Evénement historique
Révolte des vignerons du Languedoc – 1907
Contexte
  • Les vignerons du Languedoc (Aude, Gard, Béziers, Pyrénées Orientales) manifestent en 1893 pour dénoncer la concurrence déloyale qui leur est faite sur la production de vin.
  • La région traverse au début du XXe siècle une crise de surproduction : les producteurs ne parviennent pas à écouler leurs stocks et décident pour cela de se réunir au sein de coopératives viticoles. La cave des Vignerons libres reste célèbre grâce à la visite de Jean Jaurès en 1905.
  • Les récoltes de 1904 et 1905 font grimper la production dans le Languedoc, ce qui entraine une chute des prix : certains exploitants sont ruinés, de même que de nombreux commerçants et négociants dont le sort dépend du secteur viticole.
  • Les languedociens demandent l’abrogation de la loi de 1903 sur la « chaptalisation » (elle autorise l’ajout de sucre pour les vins importés) ainsi que l’instauration d’une taxe sur le sucre pour décourager les importations.
  • Le président du conseil, Georges Clemenceau, n’y répond pas.
Déroulement

Les vignerons dénoncent le rôle néfaste des importations du vin d’Algérie par le port de Sète et l’aggravation de l’état du marché local. Marcellin Albert, un vigneron de l’Aude, avertit en mai 1907 le gouvernement que s’il ne réagit pas, il décrétera la grève de l’impôt et appellera les municipalités (majoritairement de gauche) à démissionner. De nombreuses manifestations ont lieu entre avril et juin (Ouveillan, Coursan, Capestang, Narbonne, etc.) mais la révolte atteint son paroxysme avec la manifestation de Montpellier le 9 juin. Cette manifestation regroupe environ 600 000 personnes (la plus grande de la IIIe République), liguées contre le gouvernement de Clemenceau. Jean Jaurès, porteur de la cause vigneronne, dépose un projet de nationalisation des domaines viticoles à l’Assemblée.

Voyant que le mouvement ne faiblit pas, Clémenceau décide de rétablir l’ordre à l’aide de l’armée et de procéder à des interpellations.
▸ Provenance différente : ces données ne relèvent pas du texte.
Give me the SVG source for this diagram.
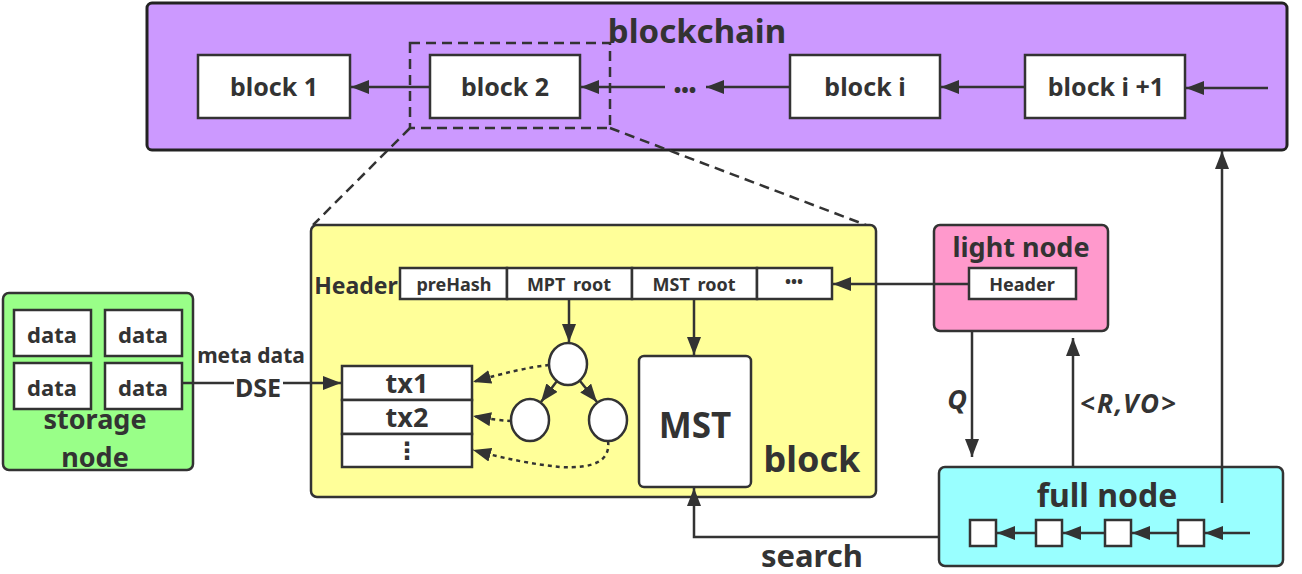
<svg xmlns="http://www.w3.org/2000/svg" width="1302" height="574" viewBox="0 0 1302 574">
<defs>
<marker id="ah" markerUnits="userSpaceOnUse" markerWidth="20" markerHeight="14" refX="18" refY="7" orient="auto"><path d="M0,0 L18,7 L0,14 z" fill="#333"/></marker>
<style>
text{font-family:"Noto Sans","Open Sans","DejaVu Sans",sans-serif;font-weight:bold;fill:#333;text-anchor:middle}
.box{fill:#fff;stroke:#333;stroke-width:2.5}
.ln{fill:none;stroke:#333;stroke-width:2.5}
.dash{fill:none;stroke:#333;stroke-width:2.5;stroke-dasharray:10 6}
.dot{fill:none;stroke:#333;stroke-width:2.5;stroke-dasharray:4 4}
.b{font-size:25px}
.h{font-size:18px}
</style>
</defs>
<g id="blockchain">
<rect x="147" y="3" width="1140" height="147" rx="5" fill="#cc99ff" stroke="#222" stroke-width="3"/>
<text x="697" y="43" style="font-size:33px">blockchain</text>
</g>
<g id="block1"><rect class="box" x="198" y="55" width="152" height="63"/><text class="b" x="274" y="96">block 1</text></g>
<g id="block2"><rect class="box" x="430" y="55" width="150" height="63"/><text class="b" x="505" y="96">block 2</text></g>
<g id="ellipsis"><text x="685" y="97" style="font-size:20px">•••</text></g>
<g id="blocki"><rect class="box" x="790" y="55" width="150" height="63"/><text class="b" x="865" y="96">block i</text></g>
<g id="blocki1"><rect class="box" x="1025" y="55" width="160" height="63"/><text class="b" x="1106" y="96">block i +1</text></g>
<g id="zoom">
<rect class="dash" x="410" y="43" width="200" height="85"/>
<line class="dash" x1="410" y1="128" x2="313" y2="225"/>
<line class="dash" x1="610" y1="128" x2="866" y2="225"/>
</g>
<g id="block">
<rect x="311" y="225" width="565" height="272" rx="6" fill="#ffff99" stroke="#333" stroke-width="2.5"/>
<text x="812" y="472" style="font-size:36px">block</text>
<text x="356" y="294" style="font-size:23px">Header</text>
<rect class="box" x="400" y="268" width="107" height="31"/><text class="h" x="454" y="291">preHash</text>
<rect class="box" x="507" y="268" width="125" height="31"/><text class="h" x="569" y="291" style="word-spacing:3px">MPT root</text>
<rect class="box" x="632" y="268" width="125" height="31"/><text class="h" x="694" y="291" style="word-spacing:3px">MST root</text>
<rect class="box" x="757" y="268" width="75" height="31"/><text x="794" y="287" style="font-size:16px">•••</text>
<rect class="box" x="342" y="366" width="130" height="34"/><text x="407" y="393" style="font-size:27px">tx1</text>
<rect class="box" x="342" y="400" width="130" height="34"/><text x="407" y="427" style="font-size:27px">tx2</text>
<rect class="box" x="342" y="434" width="130" height="33"/><text x="407" y="459" style="font-size:24px">⋮</text>
<ellipse class="box" cx="568" cy="364" rx="19" ry="21"/>
<ellipse class="box" cx="530" cy="420" rx="19" ry="21"/>
<ellipse class="box" cx="608" cy="420" rx="19" ry="21"/>
<rect class="box" x="639" y="356" width="112" height="131" rx="5"/>
<text x="695" y="438" style="font-size:35px">MST</text>
</g>
<g id="storage">
<rect x="3" y="293" width="190" height="177" rx="6" fill="#99ff88" stroke="#333" stroke-width="2.5"/>
<rect class="box" x="14" y="310" width="77" height="46"/><text x="52" y="343" style="font-size:22px">data</text>
<rect class="box" x="105" y="310" width="77" height="46"/><text x="143" y="343" style="font-size:22px">data</text>
<rect class="box" x="14" y="363" width="77" height="46"/><text x="52" y="396" style="font-size:22px">data</text>
<rect class="box" x="105" y="363" width="77" height="46"/><text x="143" y="396" style="font-size:22px">data</text>
<text x="95" y="429" style="font-size:27px">storage</text>
<text x="95" y="467" style="font-size:27px">node</text>
</g>
<g id="light">
<rect x="934" y="225" width="174" height="106" rx="6" fill="#ff99cc" stroke="#333" stroke-width="2.5"/>
<text x="1021" y="257" style="font-size:27px">light node</text>
<rect class="box" x="969" y="268" width="107" height="31"/><text x="1022" y="291" style="font-size:18px">Header</text>
</g>
<g id="full">
<rect x="939" y="467" width="344" height="99" rx="6" fill="#99ffff" stroke="#333" stroke-width="2.5"/>
<text x="1107" y="507" style="font-size:32px">full node</text>
<rect class="box" x="970" y="520" width="26" height="26"/>
<rect class="box" x="1036" y="520" width="26" height="26"/>
<rect class="box" x="1105" y="520" width="26" height="26"/>
<rect class="box" x="1178" y="520" width="26" height="26"/>
</g>
<g id="connectors">
<line class="ln" x1="430" y1="87" x2="351" y2="87" marker-end="url(#ah)"/>
<line class="ln" x1="665" y1="87" x2="581" y2="87" marker-end="url(#ah)"/>
<line class="ln" x1="790" y1="87" x2="706" y2="87" marker-end="url(#ah)"/>
<line class="ln" x1="1025" y1="87" x2="941" y2="87" marker-end="url(#ah)"/>
<line class="ln" x1="1268" y1="88" x2="1186" y2="88" marker-end="url(#ah)"/>
<line class="ln" x1="969" y1="284" x2="833" y2="284" marker-end="url(#ah)"/>
<line class="ln" x1="569" y1="299" x2="569" y2="342" marker-end="url(#ah)"/>
<line class="ln" x1="694" y1="299" x2="694" y2="355" marker-end="url(#ah)"/>
<line class="ln" x1="557" y1="381" x2="541" y2="402" marker-end="url(#ah)"/>
<line class="ln" x1="580" y1="381" x2="597" y2="402" marker-end="url(#ah)"/>
<path class="dot" d="M549,365 Q520,368 473,382" marker-end="url(#ah)"/>
<path class="dot" d="M511,421 Q495,420 473,416" marker-end="url(#ah)"/>
<path class="dot" d="M608,441 Q612,470 560,467 Q520,463 473,450" marker-end="url(#ah)"/>
<line class="ln" x1="182" y1="383" x2="234" y2="383"/>
<line class="ln" x1="283" y1="383" x2="341" y2="383" marker-end="url(#ah)"/>
<text x="251" y="363" style="font-size:21px">meta data</text>
<text x="258" y="397" style="font-size:25px">DSE</text>
<line class="ln" x1="972" y1="331" x2="972" y2="457" marker-end="url(#ah)"/>
<text x="957" y="409" style="font-size:27px;font-style:italic">Q</text>
<line class="ln" x1="1073" y1="467" x2="1073" y2="338" marker-end="url(#ah)"/>
<text x="1129" y="413" style="font-size:26px;font-style:italic;letter-spacing:2px">&lt;R,VO&gt;</text>
<line class="ln" x1="1222" y1="503" x2="1222" y2="151" marker-end="url(#ah)"/>
<polyline class="ln" points="939,537 694,537 694,488" marker-end="url(#ah)"/>
<text x="812" y="567" style="font-size:31px">search</text>
<line class="ln" x1="1036" y1="533" x2="997" y2="533" marker-end="url(#ah)"/>
<line class="ln" x1="1105" y1="533" x2="1063" y2="533" marker-end="url(#ah)"/>
<line class="ln" x1="1178" y1="533" x2="1132" y2="533" marker-end="url(#ah)"/>
<line class="ln" x1="1250" y1="533" x2="1205" y2="533" marker-end="url(#ah)"/>
</g>
</svg>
La ville de Narbonne est en état de siège et deux personnes trouvent la mort (dont un adolescent). Le lendemain, cinq autres personnes trouvent la mort (dont une jeune fille de 20 ans) sous le feu des forces de l’ordre. 10 000 personnes assistent aux obsèques de la jeune fille abattue le 22 juin. Le soir du 20 juin, une mutinerie éclate dans le 17e régiment d’Agde et les soldats sont accueillis à Béziers sous les ovations de la foule.

Le 23 juin, Marcelin Albert, alors recherché par la police, se présente place Beauvau et demande à rencontrer le Président du Conseil. Clemenceau le reçoit, et convoque ensuite une conférence de presse où il discrédite la parole de Marcelin Albert.

Conséquences
  • Marcellin Albert tente de demander à ses compagnons la suspension du mouvement mais a perdu tout crédit à leurs yeux. Il finit par se rendre aux autorités.
  • Le 29 juin : le Parlement vote l’interdiction de la fabrication de vin falsifié ainsi qu’une surtaxe sur le sucre, ce qui donne gain de cause aux vignerons.
  • La révolte des vignerons illustre les dérives de la IIIe République dans sa tentative de maintenir l’ordre social par la force armée (y compris sur la population civile).